# PROVIDED MATERIAL
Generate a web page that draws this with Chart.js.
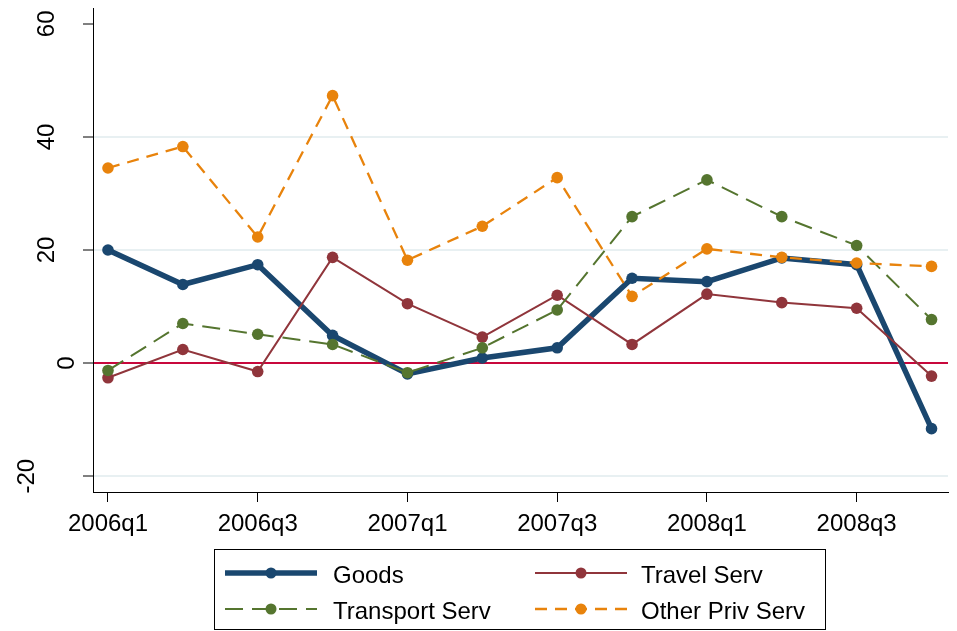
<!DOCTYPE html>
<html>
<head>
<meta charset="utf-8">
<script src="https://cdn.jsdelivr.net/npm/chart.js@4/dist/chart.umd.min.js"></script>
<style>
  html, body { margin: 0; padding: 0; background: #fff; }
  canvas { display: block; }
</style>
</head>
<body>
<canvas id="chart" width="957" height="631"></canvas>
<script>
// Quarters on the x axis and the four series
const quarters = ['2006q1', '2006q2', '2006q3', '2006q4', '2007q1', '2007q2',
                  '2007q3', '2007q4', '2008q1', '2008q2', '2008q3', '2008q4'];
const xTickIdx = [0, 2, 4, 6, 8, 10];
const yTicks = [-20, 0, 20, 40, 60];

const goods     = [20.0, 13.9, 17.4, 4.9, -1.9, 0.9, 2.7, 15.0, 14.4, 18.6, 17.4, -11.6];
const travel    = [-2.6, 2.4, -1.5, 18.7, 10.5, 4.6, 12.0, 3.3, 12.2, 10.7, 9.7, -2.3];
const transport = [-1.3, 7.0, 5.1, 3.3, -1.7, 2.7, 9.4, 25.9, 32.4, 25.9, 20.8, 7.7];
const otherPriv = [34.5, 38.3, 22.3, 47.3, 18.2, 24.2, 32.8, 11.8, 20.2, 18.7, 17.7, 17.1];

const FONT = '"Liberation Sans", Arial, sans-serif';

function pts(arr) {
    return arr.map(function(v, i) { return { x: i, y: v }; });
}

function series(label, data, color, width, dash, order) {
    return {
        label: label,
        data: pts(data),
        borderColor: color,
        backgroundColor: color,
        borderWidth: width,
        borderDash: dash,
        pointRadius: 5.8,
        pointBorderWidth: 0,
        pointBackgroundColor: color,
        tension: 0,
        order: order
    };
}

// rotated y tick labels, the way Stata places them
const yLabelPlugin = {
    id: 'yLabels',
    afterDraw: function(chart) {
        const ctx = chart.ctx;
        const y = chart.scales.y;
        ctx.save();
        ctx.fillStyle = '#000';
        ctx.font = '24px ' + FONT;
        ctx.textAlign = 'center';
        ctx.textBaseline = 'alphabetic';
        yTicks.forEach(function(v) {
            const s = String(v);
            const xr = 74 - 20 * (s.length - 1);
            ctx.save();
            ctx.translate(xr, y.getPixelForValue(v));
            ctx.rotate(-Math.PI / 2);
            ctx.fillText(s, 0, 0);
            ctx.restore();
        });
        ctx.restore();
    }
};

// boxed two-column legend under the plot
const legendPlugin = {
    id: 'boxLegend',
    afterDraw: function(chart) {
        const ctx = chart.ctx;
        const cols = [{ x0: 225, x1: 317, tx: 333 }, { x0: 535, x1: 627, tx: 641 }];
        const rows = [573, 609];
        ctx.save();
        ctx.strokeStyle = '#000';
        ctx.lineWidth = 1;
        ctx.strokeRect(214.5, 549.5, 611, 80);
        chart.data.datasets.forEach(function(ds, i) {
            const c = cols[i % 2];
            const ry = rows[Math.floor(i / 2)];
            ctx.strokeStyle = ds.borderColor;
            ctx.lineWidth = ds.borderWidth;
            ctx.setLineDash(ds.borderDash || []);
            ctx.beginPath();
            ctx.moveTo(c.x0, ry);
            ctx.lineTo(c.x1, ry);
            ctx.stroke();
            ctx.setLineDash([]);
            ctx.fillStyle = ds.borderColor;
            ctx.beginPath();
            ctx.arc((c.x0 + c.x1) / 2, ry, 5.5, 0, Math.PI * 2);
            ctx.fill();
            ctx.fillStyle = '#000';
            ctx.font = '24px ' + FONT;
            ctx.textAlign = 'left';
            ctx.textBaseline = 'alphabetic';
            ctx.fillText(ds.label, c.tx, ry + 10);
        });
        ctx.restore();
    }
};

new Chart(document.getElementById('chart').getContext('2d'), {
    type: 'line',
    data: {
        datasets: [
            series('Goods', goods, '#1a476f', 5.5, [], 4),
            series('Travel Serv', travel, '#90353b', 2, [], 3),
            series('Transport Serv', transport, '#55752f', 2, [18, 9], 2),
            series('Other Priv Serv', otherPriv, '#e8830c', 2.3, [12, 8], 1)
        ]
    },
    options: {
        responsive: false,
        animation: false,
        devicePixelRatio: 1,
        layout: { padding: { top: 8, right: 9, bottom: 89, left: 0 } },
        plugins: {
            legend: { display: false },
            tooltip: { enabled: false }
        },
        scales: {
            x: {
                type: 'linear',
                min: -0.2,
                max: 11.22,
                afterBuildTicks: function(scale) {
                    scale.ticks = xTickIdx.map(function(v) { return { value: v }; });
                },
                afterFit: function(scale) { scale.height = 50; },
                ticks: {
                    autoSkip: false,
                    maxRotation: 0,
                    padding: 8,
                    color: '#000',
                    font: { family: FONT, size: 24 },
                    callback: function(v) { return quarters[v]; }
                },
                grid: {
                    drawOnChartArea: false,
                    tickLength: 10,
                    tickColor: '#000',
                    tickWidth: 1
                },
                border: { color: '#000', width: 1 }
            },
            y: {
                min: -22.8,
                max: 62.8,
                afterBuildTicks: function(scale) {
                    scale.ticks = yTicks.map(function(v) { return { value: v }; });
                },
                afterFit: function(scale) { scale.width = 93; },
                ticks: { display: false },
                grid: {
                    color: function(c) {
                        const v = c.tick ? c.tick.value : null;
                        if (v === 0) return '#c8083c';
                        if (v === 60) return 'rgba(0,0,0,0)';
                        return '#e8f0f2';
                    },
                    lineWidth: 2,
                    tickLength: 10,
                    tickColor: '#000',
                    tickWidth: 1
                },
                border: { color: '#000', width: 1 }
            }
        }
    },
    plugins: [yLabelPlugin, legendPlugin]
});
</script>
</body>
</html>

# WRITTEN PROBLEM
Reproduce the full listing faithfully, but do not carry over any pictures.

# CORRECT RESULT
Generate a web page that draws this with Chart.js.
<!DOCTYPE html>
<html>
<head>
<meta charset="utf-8">
<script src="https://cdn.jsdelivr.net/npm/chart.js@4/dist/chart.umd.min.js"></script>
<style>
  html, body { margin: 0; padding: 0; background: #fff; }
  canvas { display: block; }
</style>
</head>
<body>
<canvas id="chart" width="957" height="631"></canvas>
<script>
// Quarters on the x axis and the four series
const quarters = ['2006q1', '2006q2', '2006q3', '2006q4', '2007q1', '2007q2',
                  '2007q3', '2007q4', '2008q1', '2008q2', '2008q3', '2008q4'];
const xTickIdx = [0, 2, 4, 6, 8, 10];
const yTicks = [-20, 0, 20, 40, 60];

const goods     = [20.0, 13.9, 17.4, 4.9, -1.9, 0.9, 2.7, 15.0, 14.4, 18.6, 17.4, -11.6];
const travel    = [-2.6, 2.4, -1.5, 18.7, 10.5, 4.6, 12.0, 3.3, 12.2, 10.7, 9.7, -2.3];
const transport = [-1.3, 7.0, 5.1, 3.3, -1.7, 2.7, 9.4, 25.9, 32.4, 25.9, 20.8, 7.7];
const otherPriv = [34.5, 38.3, 22.3, 47.3, 18.2, 24.2, 32.8, 11.8, 20.2, 18.7, 17.7, 17.1];

const FONT = '"Liberation Sans", Arial, sans-serif';

function pts(arr) {
    return arr.map(function(v, i) { return { x: i, y: v }; });
}

function series(label, data, color, width, dash, order) {
    return {
        label: label,
        data: pts(data),
        borderColor: color,
        backgroundColor: color,
        borderWidth: width,
        borderDash: dash,
        pointRadius: 5.8,
        pointBorderWidth: 0,
        pointBackgroundColor: color,
        tension: 0,
        order: order
    };
}

// rotated y tick labels, the way Stata places them
const yLabelPlugin = {
    id: 'yLabels',
    afterDraw: function(chart) {
        const ctx = chart.ctx;
        const y = chart.scales.y;
        ctx.save();
        ctx.fillStyle = '#000';
        ctx.font = '24px ' + FONT;
        ctx.textAlign = 'center';
        ctx.textBaseline = 'alphabetic';
        yTicks.forEach(function(v) {
            const s = String(v);
            const xr = 74 - 20 * (s.length - 1);
            ctx.save();
            ctx.translate(xr, y.getPixelForValue(v));
            ctx.rotate(-Math.PI / 2);
            ctx.fillText(s, 0, 0);
            ctx.restore();
        });
        ctx.restore();
    }
};

// boxed two-column legend under the plot
const legendPlugin = {
    id: 'boxLegend',
    afterDraw: function(chart) {
        const ctx = chart.ctx;
        const cols = [{ x0: 225, x1: 317, tx: 333 }, { x0: 535, x1: 627, tx: 641 }];
        const rows = [573, 609];
        ctx.save();
        ctx.strokeStyle = '#000';
        ctx.lineWidth = 1;
        ctx.strokeRect(214.5, 549.5, 611, 80);
        chart.data.datasets.forEach(function(ds, i) {
            const c = cols[i % 2];
            const ry = rows[Math.floor(i / 2)];
            ctx.strokeStyle = ds.borderColor;
            ctx.lineWidth = ds.borderWidth;
            ctx.setLineDash(ds.borderDash || []);
            ctx.beginPath();
            ctx.moveTo(c.x0, ry);
            ctx.lineTo(c.x1, ry);
            ctx.stroke();
            ctx.setLineDash([]);
            ctx.fillStyle = ds.borderColor;
            ctx.beginPath();
            ctx.arc((c.x0 + c.x1) / 2, ry, 5.5, 0, Math.PI * 2);
            ctx.fill();
            ctx.fillStyle = '#000';
            ctx.font = '24px ' + FONT;
            ctx.textAlign = 'left';
            ctx.textBaseline = 'alphabetic';
            ctx.fillText(ds.label, c.tx, ry + 10);
        });
        ctx.restore();
    }
};

new Chart(document.getElementById('chart').getContext('2d'), {
    type: 'line',
    data: {
        datasets: [
            series('Goods', goods, '#1a476f', 5.5, [], 4),
            series('Travel Serv', travel, '#90353b', 2, [], 3),
            series('Transport Serv', transport, '#55752f', 2, [18, 9], 2),
            series('Other Priv Serv', otherPriv, '#e8830c', 2.3, [12, 8], 1)
        ]
    },
    options: {
        responsive: false,
        animation: false,
        devicePixelRatio: 1,
        layout: { padding: { top: 8, right: 9, bottom: 89, left: 0 } },
        plugins: {
            legend: { display: false },
            tooltip: { enabled: false }
        },
        scales: {
            x: {
                type: 'linear',
                min: -0.2,
                max: 11.22,
                afterBuildTicks: function(scale) {
                    scale.ticks = xTickIdx.map(function(v) { return { value: v }; });
                },
                afterFit: function(scale) { scale.height = 50; },
                ticks: {
                    autoSkip: false,
                    maxRotation: 0,
                    padding: 8,
                    color: '#000',
                    font: { family: FONT, size: 24 },
                    callback: function(v) { return quarters[v]; }
                },
                grid: {
                    drawOnChartArea: false,
                    tickLength: 10,
                    tickColor: '#000',
                    tickWidth: 1
                },
                border: { color: '#000', width: 1 }
            },
            y: {
                min: -22.8,
                max: 62.8,
                afterBuildTicks: function(scale) {
                    scale.ticks = yTicks.map(function(v) { return { value: v }; });
                },
                afterFit: function(scale) { scale.width = 93; },
                ticks: { display: false },
                grid: {
                    color: function(c) {
                        const v = c.tick ? c.tick.value : null;
                        if (v === 0) return '#c8083c';
                        if (v === 60) return 'rgba(0,0,0,0)';
                        return '#e8f0f2';
                    },
                    lineWidth: 2,
                    tickLength: 10,
                    tickColor: '#000',
                    tickWidth: 1
                },
                border: { color: '#000', width: 1 }
            }
        }
    },
    plugins: [yLabelPlugin, legendPlugin]
});
</script>
</body>
</html>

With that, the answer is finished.